Copyright Law ia already dancing around a gray area as far as images are concerned, maybe it just got grayer. Middle value gray, LOL.

Joel Fletcher said...

Yes indeed James, any artist that works with traditional media is making something superior to this AI stuff. Art made with mind, hands, and heart will always be better. As impressive as this AI art is, it is still just pixels. Hard to compare to an original painting made with real materials, made with human love.

broker12 said...

Color me old fashioned, but this is for lazy mechanics . . . a guy who replaces oil filters . . . doesn't really do anything or fix anything. It will never replace art. There is something about "making art" that stirs an artist's "insides." Art and music are the language of the soul. The soul has no words, and thus, art and music are the only ways it can speak.

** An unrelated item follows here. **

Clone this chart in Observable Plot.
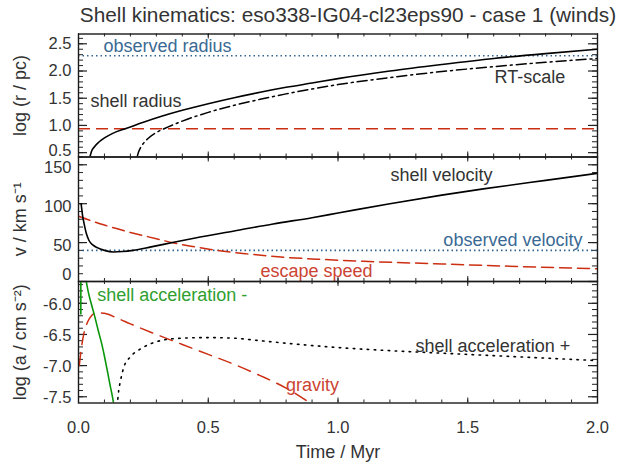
<!DOCTYPE html>
<html><head><meta charset="utf-8">
<script src="https://cdn.jsdelivr.net/npm/d3@7"></script>
<script src="https://cdn.jsdelivr.net/npm/@observablehq/plot@0.6"></script>
<style>
body{margin:0;background:#fff;}
#c{position:relative;width:627px;height:471px;background:#fff;font-family:"Liberation Sans",Arial,Helvetica,sans-serif;overflow:hidden;}
#title{position:absolute;left:0;top:3px;width:696px;text-align:center;font-size:20.8px;line-height:24px;color:#333;white-space:nowrap;}
</style></head>
<body>
<div id="c"><div id="title">Shell kinematics: eso338-IG04-cl23eps90 - case 1 (winds)</div></div>
<script>
// ---- data ----
const timeTicksMajor = [0, 0.5, 1.0, 1.5, 2.0];
const timeTicksMinor = d3.range(0, 2.0001, 0.1);

// panel 1: log radius
const radiusT = [0.044,0.05,0.06,0.08,0.10,0.13,0.18,0.25,0.32,0.40,0.50,0.60,0.70,0.80,0.90,1.00,1.20,1.40,1.60,1.80,2.00];
const radiusV = [0.42,0.52,0.60,0.70,0.77,0.85,0.94,1.06,1.17,1.28,1.40,1.51,1.61,1.70,1.78,1.86,2.00,2.12,2.23,2.32,2.40];
const rtT = [0.226,0.232,0.24,0.25,0.27,0.30,0.33,0.40,0.50,0.60,0.70,0.80,0.90,1.00,1.20,1.40,1.60,1.80,2.00];
const rtV = [0.42,0.52,0.60,0.67,0.77,0.87,0.94,1.08,1.24,1.37,1.48,1.58,1.67,1.75,1.88,1.99,2.08,2.16,2.23];
const observedRadius = [2.28];
const clusterRadius = [0.94];
const radiusTicksMajor = [0.5, 1.0, 1.5, 2.0, 2.5];
const radiusTicksMinor = d3.range(0.5, 2.61, 0.1);

// panel 2: velocity
const velT = [0.010,0.013,0.016,0.020,0.025,0.030,0.040,0.055,0.072,0.100,0.135,0.170,0.210,0.280,0.367,0.450,0.600,0.750,0.900,1.000,1.200,1.400,1.560,1.800,2.000];
const velV = [100,92,84,77,69,62,53,47,43.5,40,38,38.5,40,44.5,50.5,56,65,74,82,88,100,111,119,130,139];
const escT = [0,0.05,0.1,0.2,0.3,0.367,0.45,0.534,0.65,0.8,0.93,1.1,1.4,1.7,2.0];
const escV = [84,78,72.5,63,55,49.5,44.5,40,35.5,31,28.5,26,22.5,19.2,16.4];
const observedVelocity = [40];
const velTicksMajor = [0, 50, 100, 150];
const velTicksMinor = d3.range(0, 161, 10);

// panel 3: log acceleration
const accNegEarlyT = [0.009, 0.009];
const accNegEarlyV = [-6.17, -5.55];
const accNegT = [0.028,0.033,0.040,0.050,0.060,0.075,0.090,0.100,0.112,0.123,0.130,0.137];
const accNegV = [-5.60,-5.72,-5.86,-6.02,-6.17,-6.42,-6.66,-6.85,-7.10,-7.34,-7.48,-7.65];
const accPosT = [0.149,0.155,0.162,0.175,0.200,0.240,0.290,0.340,0.400,0.500,0.600,0.700,0.850,1.000,1.200,1.400,1.600,1.800,2.000];
const accPosV = [-7.65,-7.40,-7.24,-7.02,-6.86,-6.73,-6.63,-6.58,-6.56,-6.55,-6.56,-6.60,-6.66,-6.71,-6.76,-6.80,-6.84,-6.88,-6.92];
const gravT = [0.003,0.010,0.020,0.035,0.050,0.070,0.100,0.150,0.200,0.300,0.400,0.500,0.600,0.700,0.800,0.900];
const gravV = [-7.00,-6.75,-6.50,-6.30,-6.20,-6.15,-6.16,-6.24,-6.33,-6.50,-6.66,-6.82,-6.98,-7.16,-7.36,-7.62];
const accTicksMajor = [-6.0, -6.5, -7.0, -7.5];
const accTicksMinor = d3.range(-7.5, -5.69, 0.1);

// ---- styles ----
const FONT = "'Liberation Sans', Arial, Helvetica, sans-serif";
const RED = "#cc2e12", RED_T = "#cc4433";
const GREEN = "#0a960a", GREEN_T = "#2fa02f";
const BLUE = "#2e6491", BLUE_T = "#3a6a94";
const INK = "#333";
const LABEL_SIZE = 18;
const rows = (T, V) => T.map((t, i) => ({t, v: V[i]}));

const W = 627, H = 471, ML = 78, MR = 30;
const plotW = W - ML - MR;

function panel({top, bottom, domain, major, minor, fmt, ylabel, marks, bottomAxis, labelDy}) {
  const plotH = bottom - top;
  const m = [
    Plot.tickY(minor, {y: d => d, insetRight: plotW - 5, stroke: "#222", strokeWidth: 1}),
    Plot.tickY(minor, {y: d => d, insetLeft: plotW - 5, stroke: "#222", strokeWidth: 1}),
    Plot.tickY(major, {y: d => d, insetRight: plotW - 9, stroke: "#222", strokeWidth: 1.2}),
    Plot.tickY(major, {y: d => d, insetLeft: plotW - 9, stroke: "#222", strokeWidth: 1.2}),
    Plot.tickX(timeTicksMinor, {x: d => d, insetTop: plotH - 3, stroke: "#222"}),
    Plot.tickX(timeTicksMinor, {x: d => d, insetBottom: plotH - 3, stroke: "#222"}),
    Plot.tickX(timeTicksMajor, {x: d => d, insetTop: plotH - 5, stroke: "#222"}),
    Plot.tickX(timeTicksMajor, {x: d => d, insetBottom: plotH - 5, stroke: "#222"}),
    ...marks,
    Plot.frame({stroke: "#1a1a1a", strokeWidth: 1.4}),
    Plot.text([{t: -0.224, s: ylabel}], {x: "t", text: "s", rotate: -90, fontSize: LABEL_SIZE, fill: INK})
  ];
  for (const d of major) {
    m.push(Plot.text([d], {y: v => v, frameAnchor: "left", dx: -7, dy: labelDy(d), textAnchor: "end", text: fmt, fontSize: 16.5, fill: INK}));
  }
  if (bottomAxis) {
    m.push(Plot.text(timeTicksMajor, {x: d => d, frameAnchor: "bottom", dy: 30, text: d => d.toFixed(1), fontSize: 16.5, fill: INK}));
    m.push(Plot.text(["Time / Myr"], {frameAnchor: "bottom", dy: 55, text: d => d, fontSize: LABEL_SIZE, fill: INK}));
  }
  return Plot.plot({
    width: W, height: H, marginLeft: ML, marginRight: MR, marginTop: top, marginBottom: H - bottom,
    x: {domain: [0, 2], axis: null}, y: {domain, axis: null},
    style: {background: "transparent", overflow: "visible", position: "absolute", left: "0px", top: "0px", fontFamily: FONT},
    marks: m
  });
}

const txt = (arr, opts) => Plot.text(arr, {x: "t", y: "v", text: "s", fontSize: LABEL_SIZE, textAnchor: "start", ...opts});

const p1 = panel({
  top: 33.5, bottom: 156.5, domain: [0.42, 2.68],
  major: radiusTicksMajor, minor: radiusTicksMinor, fmt: d => d.toFixed(1), ylabel: "log (r / pc)",
  labelDy: d => (d === 0.5 ? -2 : 0),
  marks: [
    Plot.ruleY(observedRadius, {stroke: BLUE, strokeWidth: 1.6, strokeDasharray: "1.5,3"}),
    Plot.ruleY(clusterRadius, {stroke: RED, strokeWidth: 1.5, strokeDasharray: "12,6"}),
    Plot.line(rows(rtT, rtV), {x: "t", y: "v", stroke: "#000", strokeWidth: 1.5, strokeDasharray: "10,4,2,4", curve: "monotone-x", clip: true}),
    Plot.line(rows(radiusT, radiusV), {x: "t", y: "v", stroke: "#000", strokeWidth: 1.6, curve: "monotone-x", clip: true}),
    txt([{t: 0.096, v: 2.45, s: "observed radius"}], {fill: BLUE_T}),
    txt([{t: 0.046, v: 1.44, s: "shell radius"}], {fill: INK}),
    txt([{t: 1.603, v: 1.88, s: "RT-scale"}], {fill: INK})
  ]
});

const p2 = panel({
  top: 156.5, bottom: 281, domain: [0, 160],
  major: velTicksMajor, minor: velTicksMinor, fmt: d => String(d), ylabel: "v / km s\u207B\u00B9",
  labelDy: d => (d === 0 ? -7 : 3),
  marks: [
    Plot.ruleY(observedVelocity, {stroke: BLUE, strokeWidth: 1.6, strokeDasharray: "1.5,3"}),
    Plot.line(rows(escT, escV), {x: "t", y: "v", stroke: RED, strokeWidth: 1.5, strokeDasharray: "12,6", curve: "monotone-x", clip: true}),
    Plot.line(rows(velT, velV), {x: "t", y: "v", stroke: "#000", strokeWidth: 1.6, curve: "monotone-x", clip: true}),
    txt([{t: 1.202, v: 136.8, s: "shell velocity"}], {fill: INK}),
    txt([{t: 1.942, v: 52.9, s: "observed velocity"}], {fill: BLUE_T, textAnchor: "end"}),
    txt([{t: 0.701, v: 12.9, s: "escape speed"}], {fill: RED_T})
  ]
});

const p3 = panel({
  top: 281, bottom: 402.5, domain: [-7.6, -5.65],
  major: accTicksMajor, minor: accTicksMinor, fmt: d => d.toFixed(1), ylabel: "log (a / cm s\u207B\u00B2)",
  labelDy: d => 1,
  bottomAxis: true,
  marks: [
    Plot.line(rows(gravT, gravV), {x: "t", y: "v", stroke: RED, strokeWidth: 1.5, strokeDasharray: "13,8", curve: "monotone-x", clip: true}),
    Plot.line(rows(accPosT, accPosV), {x: "t", y: "v", stroke: "#000", strokeWidth: 1.6, strokeDasharray: "1.5,5.5", curve: "monotone-x", clip: true}),
    Plot.line(rows(accNegEarlyT, accNegEarlyV), {x: "t", y: "v", stroke: GREEN, strokeWidth: 1.6, clip: true}),
    Plot.line(rows(accNegT, accNegV), {x: "t", y: "v", stroke: GREEN, strokeWidth: 1.6, curve: "monotone-x", clip: true}),
    txt([{t: 0.072, v: -5.874, s: "shell acceleration -"}], {fill: GREEN_T}),
    txt([{t: 1.299, v: -6.687, s: "shell acceleration +"}], {fill: INK}),
    txt([{t: 0.80, v: -7.317, s: "gravity"}], {fill: RED_T})
  ]
});

const c = document.getElementById("c");
c.append(p1, p2, p3);
</script>
</body></html>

Code stored on a chip will never replace the voice and passion of the soul.

James Gurney said...

MerylAnn, glad you brought that up. I recently read an article saying that AI art can't be copyrighted:
I'm not aware of any rulings or legislation about whether the style associated with a person's name can be copyrighted.

MerylAnnB said...

James, a quote from the article you linked:

"So if someone tried to copyright a similar work by arguing it was a product of their own creativity executed by a machine, the outcome might look different." (ie in this context, "different" seems to mean that it might be copyrightable.)

I'm heavily involved in a website where we constantly must stay as aware as we can about copyrights on images...from my experience plus what I read in your linked article, my tendency is to think that --in this example -- you would own the copyright on any AI image which was specifically directed to be "in the style of James Gurney."

And that would make sense to me (although granted, not all copyright law, or even other laws, seem to be required to always make sense!)

Someone will have to test this out, hopefully not you, but you could be the beneficiary of the test results! ;-)

waronmars said...

Hi James,
I completely forgot to add the link! Here it is:

-Jenna Drummond

Timothy Bollenbaugh said...

I'm not as technologically adept or informed as all of you. Something helpful to consider is Norman Rockwell's opinion of what makes a work go over is that if he loves it and experiences it, and remains true to it, giving the process 110%, then the feeling and meaning will come through, the audience will experience it.
AI will certainly make hoards of stuff people will devour. Maybe our question is whether people will want something they can warm up to and will they be able to distinguish the two. And, can AI someday be informed enough about emotion and sentiment to come imperceptibly close?
Again, I wouldn't speculate, myself. But this comes to mind.

James Gurney said...

Timothy, I think you've put your finger on the core issue. What does art provide us when it is created by a living human being? What is it missing when it's made purely by an algorithm? (I know, humans write the code and the prompts.) I think we'll have to grapple with those questions as this technology develops in its sophistication and its commercial delivery formats.

Gibbigabs said...

I think a lot of people are failing to realize that this is not the equivalent of creating a robot that will automatically generate masterpieces, but more of the visuala-art equivalent of auto-tune. Those people who said “digital art isn’t really art because the computer does everything for you”… well they’re about to be right. Anyone with any idea and 0 skill will be able to create art using Dall-E. For better or worse, that’s where we’re headed now. Hold on to your butts.

D said...

I'm sure you're probably tired of seeing things generated in your name by now, but I got a kick out of this image I generated with Dall-E 2 and enhanced using some older AI tools. Jurassic Park in the style of James Gurney:


James Gurney said...

Thanks, Doug, I got a kick out of it. That one was closer to my style than usual, though I'm not sure about the dinosaur. Seems to be a cross between a tyrannosaur and a ceratopsian.